すべての項目を書き上げれば、初稿の完成です。このままでは書籍としての完成度が低い可能性があるので、全体のストーリーや文章のリズム、誤字脱字をチェックします(推敲)。
1冊の本(10万文字)を書き上げるテクニック
書籍の構成を知り、細分化した上で、具体的な手順を踏んでいく。それだけで、10万文字を書くのは容易になります。最後に、いくつかのテクニックを紹介しましょう。
結論・理論・事例
書籍の構成が大きく「結論」「理論」「事例」で分類されているように、各項目の文章についても、「結論」「理論」「事例」意識してみてください。

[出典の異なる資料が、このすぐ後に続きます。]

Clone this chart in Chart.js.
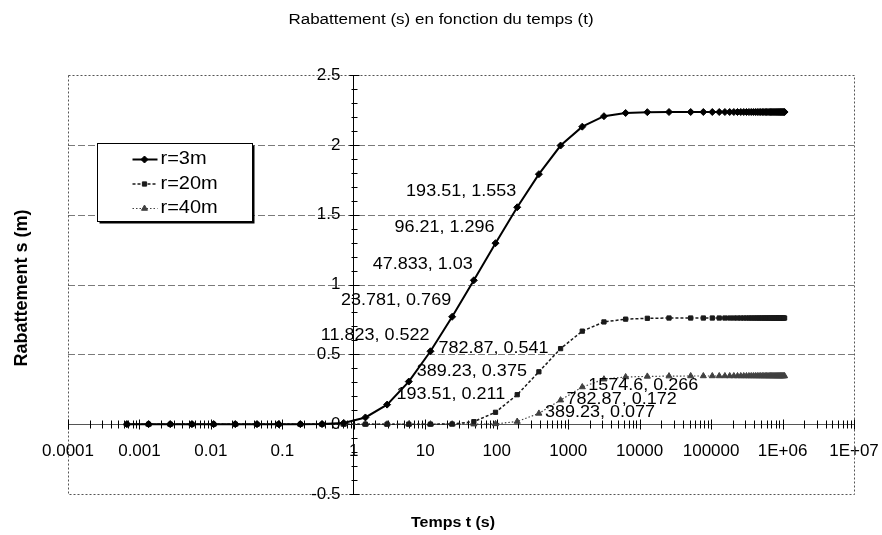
<!DOCTYPE html>
<html>
<head>
<meta charset="utf-8">
<title>Rabattement (s) en fonction du temps (t)</title>
<script src="https://cdn.jsdelivr.net/npm/chart.js@4.4.1/dist/chart.umd.min.js"></script>
<style>
html, body { margin: 0; padding: 0; background: #fff; }
#wrap { width: 882px; height: 535px; position: relative; }
</style>
</head>
<body>
<div id="wrap"><canvas id="rabChart"></canvas></div>
<script>
// pumping times (s): doubling steps first, then a constant step
const times = [
  0.00066686, 0.0013412, 0.0026976, 0.0054258, 0.010913, 0.021949, 0.044146,
  0.088793, 0.17859, 0.35920, 0.72246, 1.4531, 2.9226, 5.8783,
  11.823, 23.781, 47.833, 96.21, 193.51, 389.23, 782.87, 1574.6,
  3167.0, 6369.8, 12812, 25768, 51828,
  77888, 103948, 130008, 156068, 182128, 208188, 234248, 260308, 286368, 312428,
  338488, 364548, 390608, 416668, 442728, 468788, 494848, 520908, 546968, 573028,
  599088, 625148, 651208, 677268, 703328, 729388, 755448, 781508, 807568, 833628,
  859688, 885748, 911808, 937868, 963928, 989988, 1016048, 1042108, 1068168
];

// drawdown s (m) at r = 3 m
const s_r3 = [
  0, 0, 0, 0, 0, 0, 0, 0, 0, 0.0004, 0.009, 0.048, 0.14, 0.305,
  0.522, 0.769, 1.03, 1.296, 1.553, 1.79, 1.995, 2.13,
  2.205, 2.228, 2.234, 2.235, 2.235,
  2.235, 2.235, 2.235, 2.235, 2.235, 2.235, 2.235, 2.235, 2.235, 2.235, 2.235, 2.235, 2.235,
  2.235, 2.235, 2.235, 2.235, 2.235, 2.235, 2.235, 2.235, 2.235, 2.235, 2.235, 2.235, 2.235,
  2.235, 2.235, 2.235, 2.235, 2.235, 2.235, 2.235, 2.235, 2.235, 2.235, 2.235, 2.235, 2.235
];

// drawdown s (m) at r = 20 m
const s_r20 = [
  0, 0, 0, 0, 0, 0, 0, 0, 0, 0, 0, 0, 0, 0,
  0, 0.001, 0.018, 0.085, 0.211, 0.375, 0.541, 0.666,
  0.732, 0.752, 0.758, 0.76, 0.76,
  0.76, 0.76, 0.76, 0.76, 0.76, 0.76, 0.76, 0.76, 0.76, 0.76, 0.76, 0.76, 0.76,
  0.76, 0.76, 0.76, 0.76, 0.76, 0.76, 0.76, 0.76, 0.76, 0.76, 0.76, 0.76, 0.76,
  0.76, 0.76, 0.76, 0.76, 0.76, 0.76, 0.76, 0.76, 0.76, 0.76, 0.76, 0.76, 0.76
];

// drawdown s (m) at r = 40 m
const s_r40 = [
  0, 0, 0, 0, 0, 0, 0, 0, 0, 0, 0, 0, 0, 0,
  0, 0, 0, 0.002, 0.019, 0.077, 0.172, 0.266,
  0.322, 0.338, 0.342, 0.344, 0.345,
  0.345, 0.345, 0.345, 0.345, 0.345, 0.345, 0.345, 0.345, 0.345, 0.345, 0.345, 0.345, 0.345,
  0.345, 0.345, 0.345, 0.345, 0.345, 0.345, 0.345, 0.345, 0.345, 0.345, 0.345, 0.345, 0.345,
  0.345, 0.345, 0.345, 0.345, 0.345, 0.345, 0.345, 0.345, 0.345, 0.345, 0.345, 0.345, 0.345
];

const seriesNames = ["r=3m", "r=20m", "r=40m"];

// points that carry a "t, s" label, per series
const labeledTimes = [
  [11.823, 23.781, 47.833, 96.21, 193.51],
  [193.51, 389.23, 782.87],
  [389.23, 782.87, 1574.6]
];

const xTickLabels = ["0.0001", "0.001", "0.01", "0.1", "1", "10", "100", "1000", "10000", "100000", "1E+06", "1E+07"];
const yTickValues = [-0.5, 0, 0.5, 1, 1.5, 2, 2.5];
const yTickLabels = ["-0.5", "0", "0.5", "1", "1.5", "2", "2.5"];

const FONT = "'Liberation Sans', Arial, Helvetica, sans-serif";
Chart.defaults.font.family = FONT;
Chart.defaults.color = "#000";

function isDecade(v) {
  const l = Math.log10(v);
  return Math.abs(l - Math.round(l)) < 1e-9;
}
function isHalf(v) {
  return Math.abs(v * 2 - Math.round(v * 2)) < 1e-6;
}

const styles = [
  { borderColor: "#000", backgroundColor: "#000", borderWidth: 2, borderDash: [], pointStyle: "rectRot", pointRadius: 3.5 },
  { borderColor: "#1a1a1a", backgroundColor: "#1a1a1a", borderWidth: 1.5, borderDash: [3, 2], pointStyle: "rect", pointRadius: 3 },
  { borderColor: "#404040", backgroundColor: "#404040", borderWidth: 1.2, borderDash: [1.5, 2], pointStyle: "triangle", pointRadius: 3.5 }
];

// label placement next to each series' points
const labelPlace = [
  { align: "right", dx: -1, dy: -16 },
  { align: "right", dx: -12, dy: 0 },
  { align: "left", dx: 6, dy: -1 }
];

const allSeries = [s_r3, s_r20, s_r40];

function drawText(ctx, text, x, y, font, align, sy) {
  ctx.save();
  ctx.font = font;
  ctx.textAlign = align;
  ctx.textBaseline = "middle";
  ctx.fillStyle = "#000";
  ctx.translate(x, y);
  ctx.scale(1, sy);
  ctx.fillText(text, 0, 0);
  ctx.restore();
}

const decor = {
  id: "decor",
  beforeDatasetsDraw(chart) {
    const { ctx, chartArea: a, scales: { x, y } } = chart;
    ctx.save();
    // horizontal gridlines every 0.5
    ctx.lineWidth = 1;
    ctx.strokeStyle = "#7a7a7a";
    ctx.setLineDash([7, 3]);
    y.ticks.forEach(t => {
      if (!isHalf(t.value) || Math.abs(t.value) < 1e-9) return;
      if (t.value <= y.min + 1e-9 || t.value >= y.max - 1e-9) return;
      const py = Math.round(y.getPixelForValue(t.value)) + 0.5;
      ctx.beginPath();
      ctx.moveTo(a.left, py);
      ctx.lineTo(a.right, py);
      ctx.stroke();
    });
    // dotted plot frame
    ctx.strokeStyle = "#555";
    ctx.setLineDash([2, 2]);
    ctx.strokeRect(Math.round(a.left) + 0.5, Math.round(a.top) + 0.5, Math.round(a.width), Math.round(a.height));
    // tick marks crossing the axes
    ctx.setLineDash([]);
    ctx.strokeStyle = "#000";
    const x0 = Math.round(x.getPixelForValue(1)) + 0.5;
    const y0 = Math.round(y.getPixelForValue(0)) + 0.5;
    x.ticks.forEach(t => {
      const px = Math.round(x.getPixelForValue(t.value)) + 0.5;
      const h = isDecade(t.value) ? 5 : 4;
      ctx.beginPath();
      ctx.moveTo(px, y0 - h);
      ctx.lineTo(px, y0 + h);
      ctx.stroke();
    });
    y.ticks.forEach(t => {
      const py = Math.round(y.getPixelForValue(t.value)) + 0.5;
      const w = isHalf(t.value) ? 5 : 3;
      ctx.beginPath();
      ctx.moveTo(x0 - w, py);
      ctx.lineTo(x0 + w, py);
      ctx.stroke();
    });
    ctx.restore();
    // value labels of the vertical axis, left of the axis line
    yTickValues.forEach((v, i) => {
      drawText(ctx, yTickLabels[i], x0 - 14, y.getPixelForValue(v), "17px " + FONT, "right", 1);
    });
  },
  afterDatasetsDraw(chart) {
    const ctx = chart.ctx;
    // "t, s" labels
    labeledTimes.forEach((list, si) => {
      const meta = chart.getDatasetMeta(si);
      const p = labelPlace[si];
      list.forEach(t => {
        const i = times.indexOf(t);
        const pt = meta.data[i];
        drawText(ctx, times[i] + ", " + allSeries[si][i], pt.x + p.dx, pt.y + p.dy,
          "18px " + FONT, p.align, 0.9);
      });
    });
  },
  afterDraw(chart) {
    const { ctx, chartArea: a } = chart;
    // titles
    drawText(ctx, "Rabattement (s) en fonction du temps (t)", chart.width / 2, 20, "17px " + FONT, "center", 0.9);
    drawText(ctx, "Temps t (s)", 453, 523, "bold 16px " + FONT, "center", 0.9);
    ctx.save();
    ctx.translate(22, 288);
    ctx.rotate(-Math.PI / 2);
    drawText(ctx, "Rabattement s (m)", 0, 0, "bold 18px " + FONT, "center", 1);
    ctx.restore();

    // legend box with shadow
    const bx = Math.round(a.left + 29) + 0.5, by = Math.round(a.top + 68) + 0.5;
    const bw = 155, bh = 78;
    ctx.save();
    ctx.fillStyle = "#000";
    ctx.fillRect(bx + 2, by + 2, bw, bh);
    ctx.fillStyle = "#fff";
    ctx.fillRect(bx, by, bw, bh);
    ctx.lineWidth = 1;
    ctx.strokeStyle = "#000";
    ctx.strokeRect(bx, by, bw, bh);
    seriesNames.forEach((name, i) => {
      const st = styles[i];
      const ly = by + 16 + i * 24.5;
      ctx.save();
      ctx.strokeStyle = st.borderColor;
      ctx.lineWidth = st.borderWidth;
      ctx.setLineDash(st.borderDash);
      ctx.beginPath();
      ctx.moveTo(bx + 35, ly);
      ctx.lineTo(bx + 60, ly);
      ctx.stroke();
      ctx.setLineDash([]);
      ctx.fillStyle = st.backgroundColor;
      ctx.lineWidth = 1;
      if (Chart.helpers && Chart.helpers.drawPoint) {
        Chart.helpers.drawPoint(ctx, { pointStyle: st.pointStyle, radius: st.pointRadius, rotation: 0, borderWidth: 1 }, bx + 47, ly);
      }
      ctx.restore();
      drawText(ctx, name, bx + 63, ly, "20px " + FONT, "left", 0.88);
    });
    ctx.restore();
  }
};

const datasets = allSeries.map((vals, si) => ({
  label: seriesNames[si],
  data: times.map((t, i) => ({ x: t, y: vals[i] })),
  borderColor: styles[si].borderColor,
  backgroundColor: styles[si].backgroundColor,
  borderWidth: styles[si].borderWidth,
  borderDash: styles[si].borderDash,
  pointStyle: styles[si].pointStyle,
  pointRadius: styles[si].pointRadius,
  pointBorderWidth: 1,
  tension: 0,
  fill: false
}));

// keep tick labels from widening the plot margins
function noPad(scale) {
  scale.paddingLeft = 0;
  scale.paddingRight = 0;
  scale.paddingTop = 0;
  scale.paddingBottom = 0;
}

new Chart(document.getElementById("rabChart"), {
  type: "line",
  data: { datasets: datasets },
  options: {
    responsive: true,
    maintainAspectRatio: false,
    animation: false,
    layout: { padding: { left: 68, top: 75, right: 28, bottom: 41 } },
    plugins: {
      legend: { display: false },
      tooltip: { enabled: false },
      title: { display: false }
    },
    scales: {
      x: {
        type: "logarithmic",
        min: 0.0001,
        max: 10000000,
        position: { y: 0 },
        grid: { display: false, drawTicks: false },
        border: { display: true, color: "#555", width: 1 },
        afterBuildTicks(scale) {
          const ticks = [];
          for (let e = -4; e <= 6; e++) {
            for (let m = 1; m <= 9; m++) {
              ticks.push({ value: Number((m * Math.pow(10, e)).toPrecision(6)) });
            }
          }
          ticks.push({ value: 10000000 });
          scale.ticks = ticks;
        },
        afterFit: noPad,
        ticks: {
          autoSkip: false,
          maxRotation: 0,
          padding: 17,
          font: { size: 17 },
          callback: v => isDecade(v) ? xTickLabels[Math.round(Math.log10(v)) + 4] : ""
        }
      },
      y: {
        type: "linear",
        min: -0.5,
        max: 2.5,
        position: { x: 1 },
        grid: { display: false, drawTicks: false },
        border: { display: true, color: "#000", width: 1 },
        afterFit: noPad,
        ticks: {
          stepSize: 0.1,
          autoSkip: false,
          display: false
        }
      }
    }
  },
  plugins: [decor]
});
</script>
</body>
</html>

たとえば、「雨が降れば地面は固まります」「なぜなら、地面が水分を吸収することで固さを増すからです」「実際に観察したところ、雨後の地面は◯%も固くなりました」などです。
文章の論理構成を意識する
このように、文章の論理構成を意識しておけば、1000~2000文字の文章はすぐに書けてしまいます。ひとつのテーマに対して、どのような文章を提示するべきかと考えてみてください。
あとは、いきなり書き進めるのではなく、タイトルや見出しをきちんとつけること。タイトルでテーマを確認し、見出しで文章を分ければ、スラスラと書き進められます。
※論理的な文章の書き方についてはコチラ
わかりやすい文章を
あとは、できる限りわかりやすい文章を書くように意識してみてください。その際、読者の視点で物事を考えるようにするといいでしょう。
「読者は何を知りたいのか?」「読者はどんな疑問をもっているのか?」「どういう言葉を使えば、より伝わるだろうか?」。そのように掘り下げることで、文章は平易になります。
まとめ
10万文字という文章を書き上げるのに、いちいち細部まで気にしていたら、いつまで経っても完成しません。ですので、しっかりと準備をしたら、何も考えずに書いてしまうことです。
そして、書き上げたあとで、じっくりと細部まで確認していく。そのようにすれば、意外とすんなり10万文字書けてしまうものです。ぜひ、チャレンジしてみてください。